(WHAT THE EXERCISE ASKS) Write out the material again exactly, please, and omit the pictures.

* begin RECORDS FOR THE TASK *

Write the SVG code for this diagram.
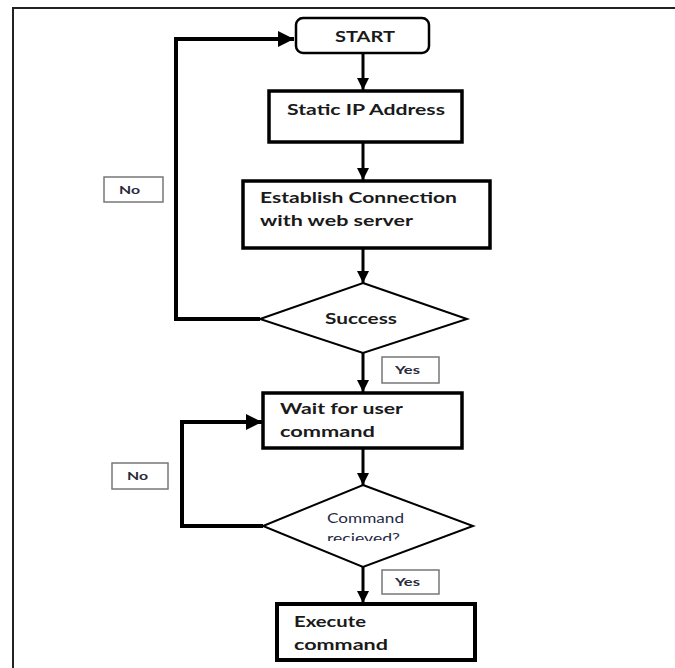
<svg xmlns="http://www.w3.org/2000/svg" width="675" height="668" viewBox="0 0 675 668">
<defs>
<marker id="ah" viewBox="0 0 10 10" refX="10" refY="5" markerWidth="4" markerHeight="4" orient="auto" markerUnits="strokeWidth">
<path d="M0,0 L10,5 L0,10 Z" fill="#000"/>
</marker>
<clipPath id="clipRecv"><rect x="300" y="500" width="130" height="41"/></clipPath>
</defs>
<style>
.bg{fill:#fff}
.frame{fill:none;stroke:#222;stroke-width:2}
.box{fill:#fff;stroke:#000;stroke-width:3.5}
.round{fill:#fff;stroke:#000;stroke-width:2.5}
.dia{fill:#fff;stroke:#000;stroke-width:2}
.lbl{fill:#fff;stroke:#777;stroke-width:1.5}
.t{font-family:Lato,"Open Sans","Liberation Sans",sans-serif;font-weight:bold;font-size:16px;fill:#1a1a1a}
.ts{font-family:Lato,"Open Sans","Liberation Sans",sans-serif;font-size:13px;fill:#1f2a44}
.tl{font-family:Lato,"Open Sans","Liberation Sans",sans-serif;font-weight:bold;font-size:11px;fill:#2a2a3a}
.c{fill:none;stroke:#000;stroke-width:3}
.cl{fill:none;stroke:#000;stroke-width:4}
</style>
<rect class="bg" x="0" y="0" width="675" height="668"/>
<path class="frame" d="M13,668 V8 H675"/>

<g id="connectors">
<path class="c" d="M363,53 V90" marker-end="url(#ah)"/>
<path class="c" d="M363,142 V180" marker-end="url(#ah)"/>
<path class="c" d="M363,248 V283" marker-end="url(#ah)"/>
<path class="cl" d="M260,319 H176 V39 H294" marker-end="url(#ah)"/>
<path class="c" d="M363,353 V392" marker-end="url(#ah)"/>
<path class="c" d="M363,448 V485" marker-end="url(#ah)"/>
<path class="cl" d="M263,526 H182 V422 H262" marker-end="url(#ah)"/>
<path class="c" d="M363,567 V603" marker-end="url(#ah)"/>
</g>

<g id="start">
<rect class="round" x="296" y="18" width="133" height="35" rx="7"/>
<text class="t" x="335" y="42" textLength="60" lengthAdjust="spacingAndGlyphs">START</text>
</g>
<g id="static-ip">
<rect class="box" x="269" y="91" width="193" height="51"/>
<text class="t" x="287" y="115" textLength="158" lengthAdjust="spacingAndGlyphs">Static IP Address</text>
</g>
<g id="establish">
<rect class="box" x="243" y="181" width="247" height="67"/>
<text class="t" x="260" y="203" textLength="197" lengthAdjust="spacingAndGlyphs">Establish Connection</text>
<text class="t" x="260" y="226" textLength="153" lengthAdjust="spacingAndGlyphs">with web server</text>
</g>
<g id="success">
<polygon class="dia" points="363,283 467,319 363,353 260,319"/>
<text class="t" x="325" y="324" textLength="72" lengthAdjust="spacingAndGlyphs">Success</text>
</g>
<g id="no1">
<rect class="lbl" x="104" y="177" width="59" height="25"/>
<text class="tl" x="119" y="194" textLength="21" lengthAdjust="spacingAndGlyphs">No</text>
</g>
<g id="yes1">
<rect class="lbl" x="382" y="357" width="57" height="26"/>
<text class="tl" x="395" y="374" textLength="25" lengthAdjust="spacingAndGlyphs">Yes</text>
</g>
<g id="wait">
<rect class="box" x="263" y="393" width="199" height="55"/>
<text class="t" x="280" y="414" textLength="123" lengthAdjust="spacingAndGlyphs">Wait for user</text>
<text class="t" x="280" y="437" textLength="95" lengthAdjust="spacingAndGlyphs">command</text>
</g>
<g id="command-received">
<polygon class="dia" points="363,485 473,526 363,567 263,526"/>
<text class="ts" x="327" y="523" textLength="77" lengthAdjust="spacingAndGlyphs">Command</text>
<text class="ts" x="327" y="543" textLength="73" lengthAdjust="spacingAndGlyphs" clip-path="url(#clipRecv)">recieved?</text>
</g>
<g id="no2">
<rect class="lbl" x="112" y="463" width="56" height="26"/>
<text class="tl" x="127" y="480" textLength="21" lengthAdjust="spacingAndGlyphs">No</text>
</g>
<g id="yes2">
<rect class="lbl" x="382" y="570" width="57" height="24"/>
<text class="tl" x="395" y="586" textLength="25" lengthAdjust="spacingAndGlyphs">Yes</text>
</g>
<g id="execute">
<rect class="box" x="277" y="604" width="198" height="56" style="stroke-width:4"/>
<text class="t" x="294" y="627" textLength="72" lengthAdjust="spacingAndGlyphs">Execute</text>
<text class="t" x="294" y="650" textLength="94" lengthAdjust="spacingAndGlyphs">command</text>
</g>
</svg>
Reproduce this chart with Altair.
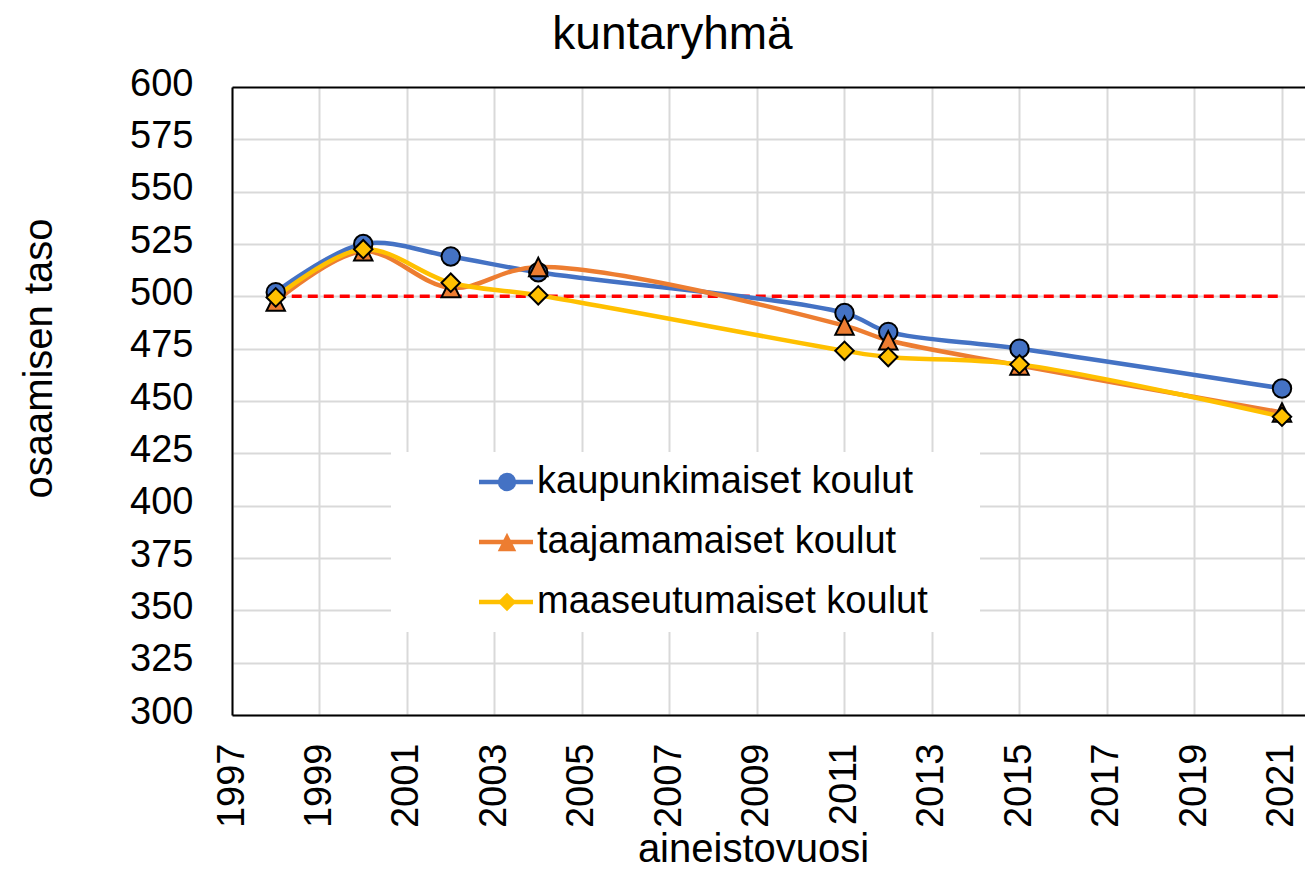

* end RECORDS FOR THE TASK *

(RESPONSE TO THE EXERCISE)
Write the SVG code for this diagram.
<svg xmlns="http://www.w3.org/2000/svg" width="675" height="668" viewBox="0 0 675 668">
<defs>
<marker id="ah" viewBox="0 0 10 10" refX="10" refY="5" markerWidth="4" markerHeight="4" orient="auto" markerUnits="strokeWidth">
<path d="M0,0 L10,5 L0,10 Z" fill="#000"/>
</marker>
<clipPath id="clipRecv"><rect x="300" y="500" width="130" height="41"/></clipPath>
</defs>
<style>
.bg{fill:#fff}
.frame{fill:none;stroke:#222;stroke-width:2}
.box{fill:#fff;stroke:#000;stroke-width:3.5}
.round{fill:#fff;stroke:#000;stroke-width:2.5}
.dia{fill:#fff;stroke:#000;stroke-width:2}
.lbl{fill:#fff;stroke:#777;stroke-width:1.5}
.t{font-family:Lato,"Open Sans","Liberation Sans",sans-serif;font-weight:bold;font-size:16px;fill:#1a1a1a}
.ts{font-family:Lato,"Open Sans","Liberation Sans",sans-serif;font-size:13px;fill:#1f2a44}
.tl{font-family:Lato,"Open Sans","Liberation Sans",sans-serif;font-weight:bold;font-size:11px;fill:#2a2a3a}
.c{fill:none;stroke:#000;stroke-width:3}
.cl{fill:none;stroke:#000;stroke-width:4}
</style>
<rect class="bg" x="0" y="0" width="675" height="668"/>
<path class="frame" d="M13,668 V8 H675"/>

<g id="connectors">
<path class="c" d="M363,53 V90" marker-end="url(#ah)"/>
<path class="c" d="M363,142 V180" marker-end="url(#ah)"/>
<path class="c" d="M363,248 V283" marker-end="url(#ah)"/>
<path class="cl" d="M260,319 H176 V39 H294" marker-end="url(#ah)"/>
<path class="c" d="M363,353 V392" marker-end="url(#ah)"/>
<path class="c" d="M363,448 V485" marker-end="url(#ah)"/>
<path class="cl" d="M263,526 H182 V422 H262" marker-end="url(#ah)"/>
<path class="c" d="M363,567 V603" marker-end="url(#ah)"/>
</g>

<g id="start">
<rect class="round" x="296" y="18" width="133" height="35" rx="7"/>
<text class="t" x="335" y="42" textLength="60" lengthAdjust="spacingAndGlyphs">START</text>
</g>
<g id="static-ip">
<rect class="box" x="269" y="91" width="193" height="51"/>
<text class="t" x="287" y="115" textLength="158" lengthAdjust="spacingAndGlyphs">Static IP Address</text>
</g>
<g id="establish">
<rect class="box" x="243" y="181" width="247" height="67"/>
<text class="t" x="260" y="203" textLength="197" lengthAdjust="spacingAndGlyphs">Establish Connection</text>
<text class="t" x="260" y="226" textLength="153" lengthAdjust="spacingAndGlyphs">with web server</text>
</g>
<g id="success">
<polygon class="dia" points="363,283 467,319 363,353 260,319"/>
<text class="t" x="325" y="324" textLength="72" lengthAdjust="spacingAndGlyphs">Success</text>
</g>
<g id="no1">
<rect class="lbl" x="104" y="177" width="59" height="25"/>
<text class="tl" x="119" y="194" textLength="21" lengthAdjust="spacingAndGlyphs">No</text>
</g>
<g id="yes1">
<rect class="lbl" x="382" y="357" width="57" height="26"/>
<text class="tl" x="395" y="374" textLength="25" lengthAdjust="spacingAndGlyphs">Yes</text>
</g>
<g id="wait">
<rect class="box" x="263" y="393" width="199" height="55"/>
<text class="t" x="280" y="414" textLength="123" lengthAdjust="spacingAndGlyphs">Wait for user</text>
<text class="t" x="280" y="437" textLength="95" lengthAdjust="spacingAndGlyphs">command</text>
</g>
<g id="command-received">
<polygon class="dia" points="363,485 473,526 363,567 263,526"/>
<text class="ts" x="327" y="523" textLength="77" lengthAdjust="spacingAndGlyphs">Command</text>
<text class="ts" x="327" y="543" textLength="73" lengthAdjust="spacingAndGlyphs" clip-path="url(#clipRecv)">recieved?</text>
</g>
<g id="no2">
<rect class="lbl" x="112" y="463" width="56" height="26"/>
<text class="tl" x="127" y="480" textLength="21" lengthAdjust="spacingAndGlyphs">No</text>
</g>
<g id="yes2">
<rect class="lbl" x="382" y="570" width="57" height="24"/>
<text class="tl" x="395" y="586" textLength="25" lengthAdjust="spacingAndGlyphs">Yes</text>
</g>
<g id="execute">
<rect class="box" x="277" y="604" width="198" height="56" style="stroke-width:4"/>
<text class="t" x="294" y="627" textLength="72" lengthAdjust="spacingAndGlyphs">Execute</text>
<text class="t" x="294" y="650" textLength="94" lengthAdjust="spacingAndGlyphs">command</text>
</g>
</svg>
Reproduce this chart with Altair.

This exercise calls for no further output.